Marsala, located in western Sicily facing the Egadi Islands, is Sicily’s largest wine producing center (using the native Grillo and Catarratto grapes) and probably the region with the most interesting history. British Admiral Nelson discovered the wines of Marsala when passing through its port in the year 1800 and became so enamored of them he ordered 500 barrels to take along with him to his fleet awaiting him in Malta. Along with wines such as Port, Sherry and Madeira, Marsala soon found its place in the British market.
Marsala suffered (along with other wines like Sherry and Port) when the market’s taste changed and favored dry wines, and many Marsala producers lowered the image of the brand by making flavored wines used mainly for cooking. Luckily certain producers continued to make ever-finer wines, and managed to once again make the Marsala name famous. Today we visit two of the more interesting wineries in Marsala.

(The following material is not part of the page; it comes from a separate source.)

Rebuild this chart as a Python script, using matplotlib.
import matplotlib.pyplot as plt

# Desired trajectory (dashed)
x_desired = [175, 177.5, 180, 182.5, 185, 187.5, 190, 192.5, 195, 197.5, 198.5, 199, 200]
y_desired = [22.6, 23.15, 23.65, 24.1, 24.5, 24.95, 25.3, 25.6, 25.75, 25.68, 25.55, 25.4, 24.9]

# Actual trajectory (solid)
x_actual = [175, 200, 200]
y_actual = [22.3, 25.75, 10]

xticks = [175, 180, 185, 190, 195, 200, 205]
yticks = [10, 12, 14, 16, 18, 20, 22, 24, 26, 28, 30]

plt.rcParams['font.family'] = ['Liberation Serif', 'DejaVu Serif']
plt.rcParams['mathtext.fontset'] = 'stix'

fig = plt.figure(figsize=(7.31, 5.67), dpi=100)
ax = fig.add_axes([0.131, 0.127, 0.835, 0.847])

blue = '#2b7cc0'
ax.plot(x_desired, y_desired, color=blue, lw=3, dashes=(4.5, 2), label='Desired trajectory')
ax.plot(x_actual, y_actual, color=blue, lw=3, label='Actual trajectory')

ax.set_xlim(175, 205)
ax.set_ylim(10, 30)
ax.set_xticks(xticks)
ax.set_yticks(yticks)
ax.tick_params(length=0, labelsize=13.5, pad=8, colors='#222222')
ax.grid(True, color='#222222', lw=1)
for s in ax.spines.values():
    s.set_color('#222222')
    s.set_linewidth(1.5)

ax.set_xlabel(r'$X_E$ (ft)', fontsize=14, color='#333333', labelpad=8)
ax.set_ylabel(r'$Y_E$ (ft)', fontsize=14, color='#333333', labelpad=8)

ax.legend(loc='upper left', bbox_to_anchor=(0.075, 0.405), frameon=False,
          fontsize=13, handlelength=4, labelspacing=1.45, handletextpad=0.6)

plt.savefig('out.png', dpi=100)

Evening meal and overnight in Marsala.
The countryside surrounding the town of Camporeale above Palermo is home to some of the most exclusive wines in Sicily. Today we go in search of these wines and seek out one of the rising stars of the Sicilian wine scene.
In the afternoon, we drive to Palermo.
The evening meal will be at the Palace of the “Leopard” – the last home of the writer Giuseppe Tomasi di Lampedusa – in the company of the Duchess.

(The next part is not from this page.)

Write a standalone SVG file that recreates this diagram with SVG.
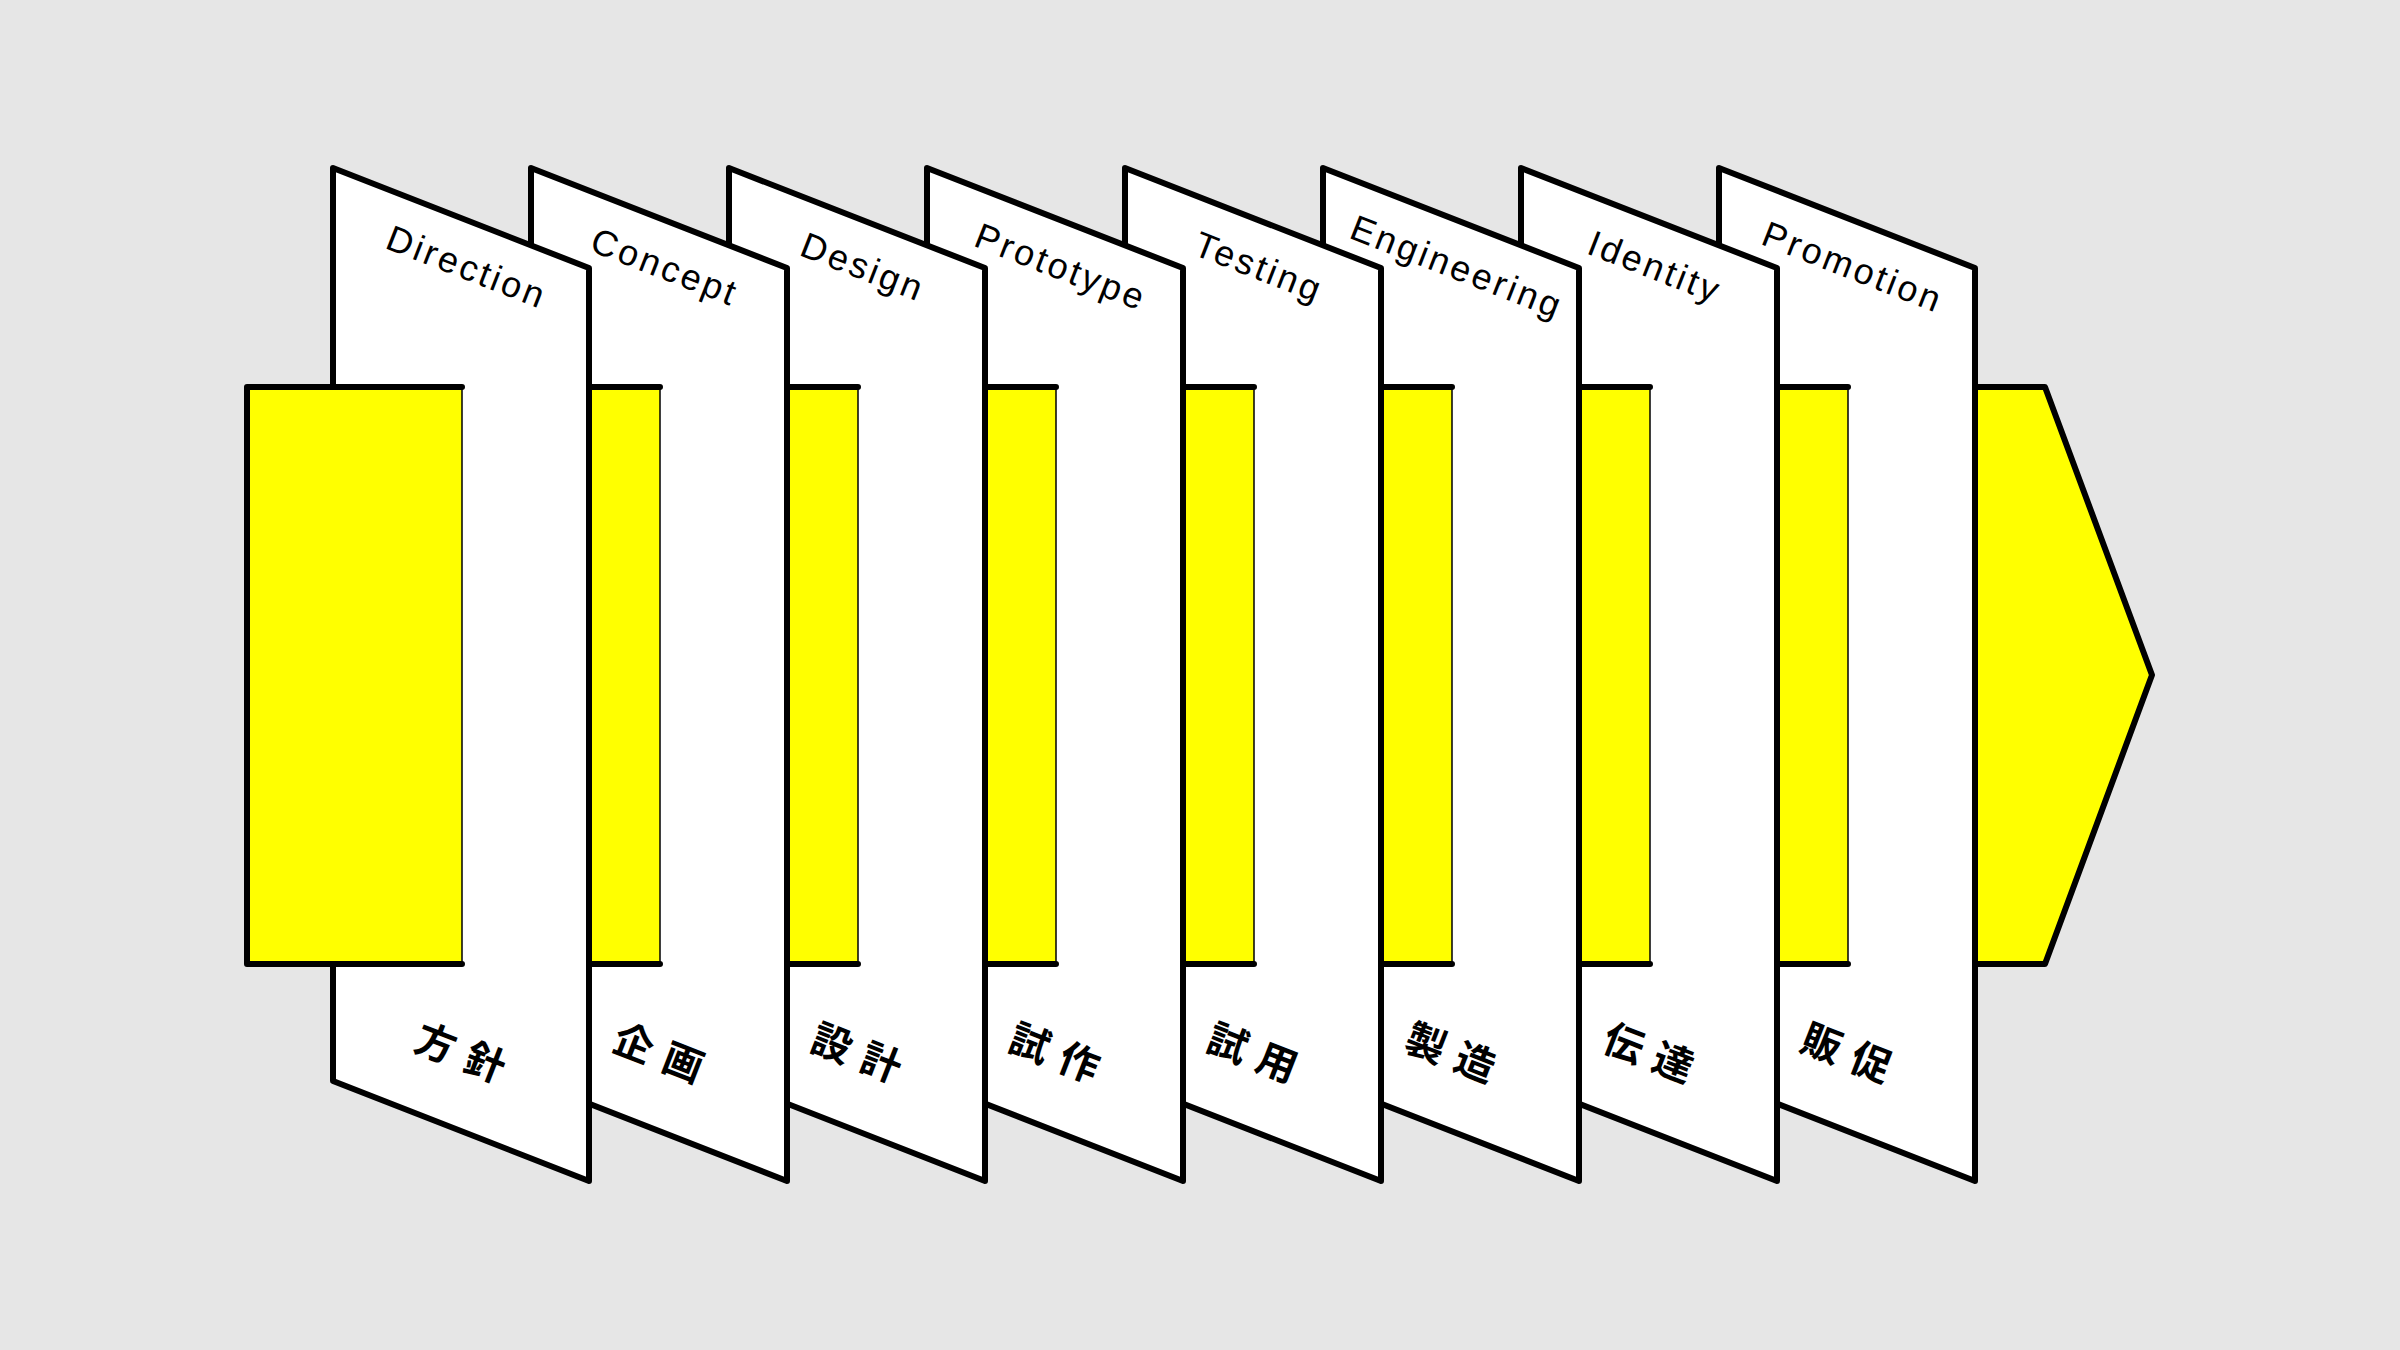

In the morning we will visit the Ballarò market – justly famous as one of the most vibrant markets in Palermo.
After lunch in a trattoria in Palermo we drive south through some beautiful scenery to the Regaleali Estate.
Evening meal and overnight on the Regaleali Estate.
About an hour south of Cefalù, the Tasca d’Almerita estate is set in pristine countryside. The winery is located on the Regaleali estate close to Vallelunga Pratameno and is one of the most beautiful in Sicily. Both indigenous and international grape varietals are planted from the ubiquitous Chardonnay and Cabernet Sauvignon to flagship Sicilian varietals like Nero d’Avola, Nerello Mascalese, Catarratto and Inzolia. Tasca’s wines are often blends of both local and foreign varietals.
In the morning we enjoy a tour of the estate, before sitting down to a fabulous lunch. After lunch we head south to the town of Vittoria and the Planeta Wine Estate, Cantina Dorilli.
Before dinner there will be a presentation of some of the Planeta wines along with a selection of their olives.
Evening meal and overnight on the Planeta Wine Estate, Cantina Dorilli
The wines of Vittoria are distinctly different from the others in Sicily. The rich, red-coloured soil imbues the local wines with a flavour uniqe to the island. Today we visit two local wineries and taste distinctive local wines like cerasuolo and frappato. In addition, this is the only DOCG area in Sicily.
We go to visit two very contrasting local wineries in the area and at the send of them, we have lunch.
After lunch we drive to Catania.
Evening meal and overnight in Catania.
We start with a free morning, allowing people, perhaps, to visit the fish market, or maybe the cathedral.
We gather for a light lunch, after which we head off to explore the wines of Etna.
The Etna DOC was established back in 1968 – making it the oldest DOC in Sicily. The region has been compared to the Burgundy region of France and is considered by many to be the next big thing in the wine world. Wines produced include rosados (rosés), dry white and dry red wines and characteristic grapes are the Caricante, the Cataratto and the Nerello Mascalese. The Milo area produces the Etna Bianco Superiore.
Today we visit two local wineries to sample their wares.
On the way back to Catania, in the evening we stop off at Acireale for our evening meal.
Evening meal in Acireale. Overnight in Catania.
Transfer to Catania for return flights.